▸ **CHALLENGE**
Omit all pictures. Copy the rest of the material exactly.
============
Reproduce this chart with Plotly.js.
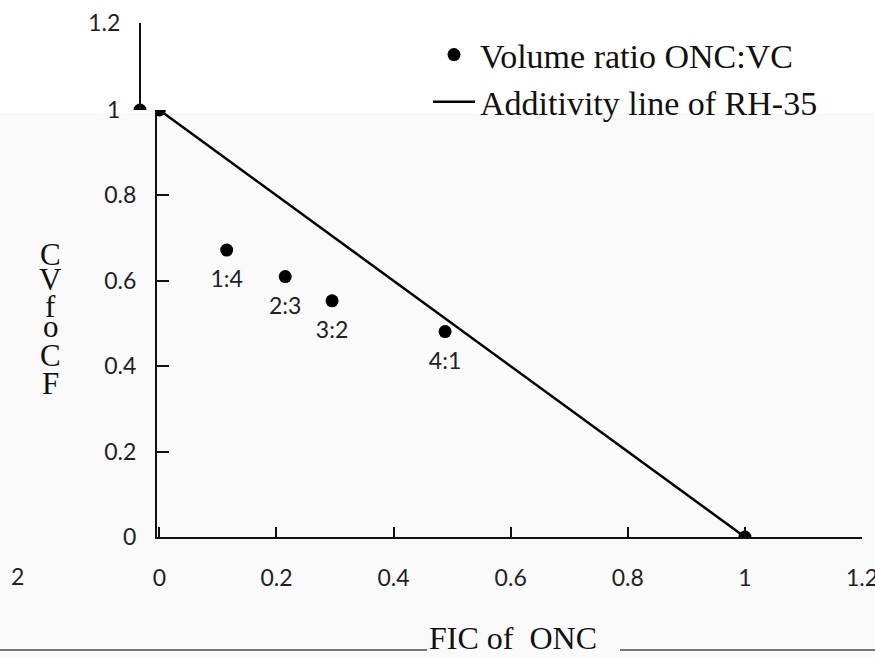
<!DOCTYPE html>
<html>
<head>
<meta charset="utf-8">
<script src="https://cdn.plot.ly/plotly-3.0.1.min.js"></script>
<style>html,body{margin:0;padding:0;background:#fafafa;}#chart{width:875px;height:658px;}</style>
</head>
<body>
<div id="chart"></div>
<script>
// ---- data ----
const ratioLabels = ["", "1:4", "2:3", "3:2", "4:1", ""];
const ficONC = [0, 0.115, 0.215, 0.295, 0.488, 1];
const ficVC = [1, 0.672, 0.61, 0.553, 0.481, 0];
const additivityX = [0, 1];
const additivityY = [1, 0];
const xTickVals = [0, 0.2, 0.4, 0.6, 0.8, 1, 1.2];
const xTickText = ["0", "0.2", "0.4", "0.6", "0.8", "1", "1.2"];
const yTickValsLower = [0, 0.2, 0.4, 0.6, 0.8];
const yTickTextLower = ["0", "0.2", "0.4", "0.6", "0.8"];
const yTickValsUpper = [1, 1.2];
const yTickTextUpper = ["1", "1.2"];
const yTitleLetters = ["C", "V", "f", "o", "C", "F"];
const seriesNames = ["Volume ratio ONC:VC", "Additivity line of RH-35"];

// ---- layout helpers (page geometry) ----
const W = 875, H = 658;
const mL = 100, mR = 13, mT = 23, mB = 121;
const pw = W - mL - mR, ph = H - mT - mB;
const px2x = p => (p - mL) / pw;
const py2y = p => (H - mB - p) / ph;

const tickFont = {family: "Lato, 'Open Sans', sans-serif", size: 23, color: "#222"};
const serif = "'Liberation Serif', 'Times New Roman', serif";

const traces = [
  {x: ficONC, y: ficVC, xaxis: "x", yaxis: "y", mode: "markers", name: seriesNames[0],
   marker: {color: "#000", size: 13}, cliponaxis: true},
  {x: additivityX, y: additivityY, xaxis: "x", yaxis: "y", mode: "lines", name: seriesNames[1],
   line: {color: "#000", width: 2.5}},
  {x: ficONC, y: ficVC, xaxis: "x", yaxis: "y", mode: "markers+text", text: ratioLabels,
   marker: {size: 30, opacity: 0, color: "#000"},
   textposition: "bottom center", textfont: tickFont, showlegend: false, cliponaxis: false},
  // upper (shifted) strip of the scanned figure
  {x: ficONC, y: ficVC, xaxis: "x2", yaxis: "y2", mode: "markers", showlegend: false,
   marker: {color: "#000", size: 13}, cliponaxis: true},
  {x: additivityX, y: additivityY, xaxis: "x2", yaxis: "y2", mode: "lines", showlegend: false,
   line: {color: "#000", width: 2.5}}
];

const lowerTop = (H - mB - 110) / ph;
const x0px = 157, unit = 585.5;
const layout = {
  width: W, height: H,
  margin: {l: mL, r: mR, t: mT, b: mB, pad: 0},
  paper_bgcolor: "#fafafa", plot_bgcolor: "rgba(0,0,0,0)",
  showlegend: true,
  legend: {x: px2x(428), y: py2y(26), xanchor: "left", yanchor: "top",
           bgcolor: "rgba(0,0,0,0)", font: {family: serif, size: 34, color: "#111"},
           tracegroupgap: 0, itemwidth: 42},
  xaxis: {domain: [px2x(x0px), 1], range: [-0.004, 1.2], anchor: "y",
          tickvals: xTickVals, ticktext: xTickText, tickfont: tickFont,
          ticks: "inside", ticklen: 10, tickwidth: 2, tickcolor: "#111",
          showline: true, linecolor: "#111", linewidth: 2, ticklabeloverflow: "allow",
          showgrid: false, zeroline: false, ticklabelstandoff: 19, fixedrange: true},
  yaxis: {domain: [0, lowerTop], range: [0, 1], anchor: "x",
          tickvals: yTickValsLower, ticktext: yTickTextLower, tickfont: tickFont,
          ticks: "inside", ticklen: 12, tickwidth: 2, tickcolor: "#111",
          showline: true, linecolor: "#111", linewidth: 2,
          showgrid: false, zeroline: false, ticklabelstandoff: 14, fixedrange: true},
  xaxis2: {domain: [0, 1], range: [-(140 - mL) / unit, -(140 - mL) / unit + pw / unit],
           anchor: "y2", visible: false, fixedrange: true},
  yaxis2: {domain: [lowerTop, 1], range: [1, 1.2], anchor: "free", position: px2x(140),
           tickvals: yTickValsUpper, ticktext: yTickTextUpper, tickfont: tickFont,
           ticks: "inside", ticklen: 13, tickwidth: 2, tickcolor: "#111",
           showline: true, linecolor: "#111", linewidth: 2,
           showgrid: false, zeroline: false, ticklabelstandoff: 14, fixedrange: true},
  shapes: [
    {type: "rect", xref: "paper", yref: "paper", x0: px2x(0), x1: px2x(W), y0: py2y(113), y1: py2y(0),
     fillcolor: "#ffffff", line: {width: 0}, layer: "below"},
    {type: "line", xref: "paper", yref: "paper", x0: px2x(0), x1: px2x(427), y0: py2y(650), y1: py2y(650),
     line: {color: "#777", width: 2}},
    {type: "line", xref: "paper", yref: "paper", x0: px2x(620), x1: px2x(W), y0: py2y(650), y1: py2y(650),
     line: {color: "#777", width: 2}}
  ],
  annotations: [
    {text: "FIC of  ONC", xref: "paper", yref: "paper", x: px2x(513), y: py2y(638),
     showarrow: false, font: {family: serif, size: 32, color: "#111"}, xanchor: "center", yanchor: "middle"},
    {text: "2", xref: "paper", yref: "paper", x: px2x(17), y: py2y(576),
     showarrow: false, font: tickFont, xanchor: "center", yanchor: "middle"}
  ]
};
const letterY = [255, 279, 306, 326, 356, 383];
yTitleLetters.forEach((ch, i) => {
  layout.annotations.push({text: ch, xref: "paper", yref: "paper", x: px2x(51), y: py2y(letterY[i]),
    showarrow: false, font: {family: serif, size: 31, color: "#111"}, xanchor: "center", yanchor: "middle"});
});

Plotly.newPlot("chart", traces, layout, {displayModeBar: false, staticPlot: true});
</script>
</body>
</html>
============
▸ **EXERCISE OUTPUT**
Reproduce this chart with Plotly.js.
<!DOCTYPE html>
<html>
<head>
<meta charset="utf-8">
<script src="https://cdn.plot.ly/plotly-3.0.1.min.js"></script>
<style>html,body{margin:0;padding:0;background:#fafafa;}#chart{width:875px;height:658px;}</style>
</head>
<body>
<div id="chart"></div>
<script>
// ---- data ----
const ratioLabels = ["", "1:4", "2:3", "3:2", "4:1", ""];
const ficONC = [0, 0.115, 0.215, 0.295, 0.488, 1];
const ficVC = [1, 0.672, 0.61, 0.553, 0.481, 0];
const additivityX = [0, 1];
const additivityY = [1, 0];
const xTickVals = [0, 0.2, 0.4, 0.6, 0.8, 1, 1.2];
const xTickText = ["0", "0.2", "0.4", "0.6", "0.8", "1", "1.2"];
const yTickValsLower = [0, 0.2, 0.4, 0.6, 0.8];
const yTickTextLower = ["0", "0.2", "0.4", "0.6", "0.8"];
const yTickValsUpper = [1, 1.2];
const yTickTextUpper = ["1", "1.2"];
const yTitleLetters = ["C", "V", "f", "o", "C", "F"];
const seriesNames = ["Volume ratio ONC:VC", "Additivity line of RH-35"];

// ---- layout helpers (page geometry) ----
const W = 875, H = 658;
const mL = 100, mR = 13, mT = 23, mB = 121;
const pw = W - mL - mR, ph = H - mT - mB;
const px2x = p => (p - mL) / pw;
const py2y = p => (H - mB - p) / ph;

const tickFont = {family: "Lato, 'Open Sans', sans-serif", size: 23, color: "#222"};
const serif = "'Liberation Serif', 'Times New Roman', serif";

const traces = [
  {x: ficONC, y: ficVC, xaxis: "x", yaxis: "y", mode: "markers", name: seriesNames[0],
   marker: {color: "#000", size: 13}, cliponaxis: true},
  {x: additivityX, y: additivityY, xaxis: "x", yaxis: "y", mode: "lines", name: seriesNames[1],
   line: {color: "#000", width: 2.5}},
  {x: ficONC, y: ficVC, xaxis: "x", yaxis: "y", mode: "markers+text", text: ratioLabels,
   marker: {size: 30, opacity: 0, color: "#000"},
   textposition: "bottom center", textfont: tickFont, showlegend: false, cliponaxis: false},
  // upper (shifted) strip of the scanned figure
  {x: ficONC, y: ficVC, xaxis: "x2", yaxis: "y2", mode: "markers", showlegend: false,
   marker: {color: "#000", size: 13}, cliponaxis: true},
  {x: additivityX, y: additivityY, xaxis: "x2", yaxis: "y2", mode: "lines", showlegend: false,
   line: {color: "#000", width: 2.5}}
];

const lowerTop = (H - mB - 110) / ph;
const x0px = 157, unit = 585.5;
const layout = {
  width: W, height: H,
  margin: {l: mL, r: mR, t: mT, b: mB, pad: 0},
  paper_bgcolor: "#fafafa", plot_bgcolor: "rgba(0,0,0,0)",
  showlegend: true,
  legend: {x: px2x(428), y: py2y(26), xanchor: "left", yanchor: "top",
           bgcolor: "rgba(0,0,0,0)", font: {family: serif, size: 34, color: "#111"},
           tracegroupgap: 0, itemwidth: 42},
  xaxis: {domain: [px2x(x0px), 1], range: [-0.004, 1.2], anchor: "y",
          tickvals: xTickVals, ticktext: xTickText, tickfont: tickFont,
          ticks: "inside", ticklen: 10, tickwidth: 2, tickcolor: "#111",
          showline: true, linecolor: "#111", linewidth: 2, ticklabeloverflow: "allow",
          showgrid: false, zeroline: false, ticklabelstandoff: 19, fixedrange: true},
  yaxis: {domain: [0, lowerTop], range: [0, 1], anchor: "x",
          tickvals: yTickValsLower, ticktext: yTickTextLower, tickfont: tickFont,
          ticks: "inside", ticklen: 12, tickwidth: 2, tickcolor: "#111",
          showline: true, linecolor: "#111", linewidth: 2,
          showgrid: false, zeroline: false, ticklabelstandoff: 14, fixedrange: true},
  xaxis2: {domain: [0, 1], range: [-(140 - mL) / unit, -(140 - mL) / unit + pw / unit],
           anchor: "y2", visible: false, fixedrange: true},
  yaxis2: {domain: [lowerTop, 1], range: [1, 1.2], anchor: "free", position: px2x(140),
           tickvals: yTickValsUpper, ticktext: yTickTextUpper, tickfont: tickFont,
           ticks: "inside", ticklen: 13, tickwidth: 2, tickcolor: "#111",
           showline: true, linecolor: "#111", linewidth: 2,
           showgrid: false, zeroline: false, ticklabelstandoff: 14, fixedrange: true},
  shapes: [
    {type: "rect", xref: "paper", yref: "paper", x0: px2x(0), x1: px2x(W), y0: py2y(113), y1: py2y(0),
     fillcolor: "#ffffff", line: {width: 0}, layer: "below"},
    {type: "line", xref: "paper", yref: "paper", x0: px2x(0), x1: px2x(427), y0: py2y(650), y1: py2y(650),
     line: {color: "#777", width: 2}},
    {type: "line", xref: "paper", yref: "paper", x0: px2x(620), x1: px2x(W), y0: py2y(650), y1: py2y(650),
     line: {color: "#777", width: 2}}
  ],
  annotations: [
    {text: "FIC of  ONC", xref: "paper", yref: "paper", x: px2x(513), y: py2y(638),
     showarrow: false, font: {family: serif, size: 32, color: "#111"}, xanchor: "center", yanchor: "middle"},
    {text: "2", xref: "paper", yref: "paper", x: px2x(17), y: py2y(576),
     showarrow: false, font: tickFont, xanchor: "center", yanchor: "middle"}
  ]
};
const letterY = [255, 279, 306, 326, 356, 383];
yTitleLetters.forEach((ch, i) => {
  layout.annotations.push({text: ch, xref: "paper", yref: "paper", x: px2x(51), y: py2y(letterY[i]),
    showarrow: false, font: {family: serif, size: 31, color: "#111"}, xanchor: "center", yanchor: "middle"});
});

Plotly.newPlot("chart", traces, layout, {displayModeBar: false, staticPlot: true});
</script>
</body>
</html>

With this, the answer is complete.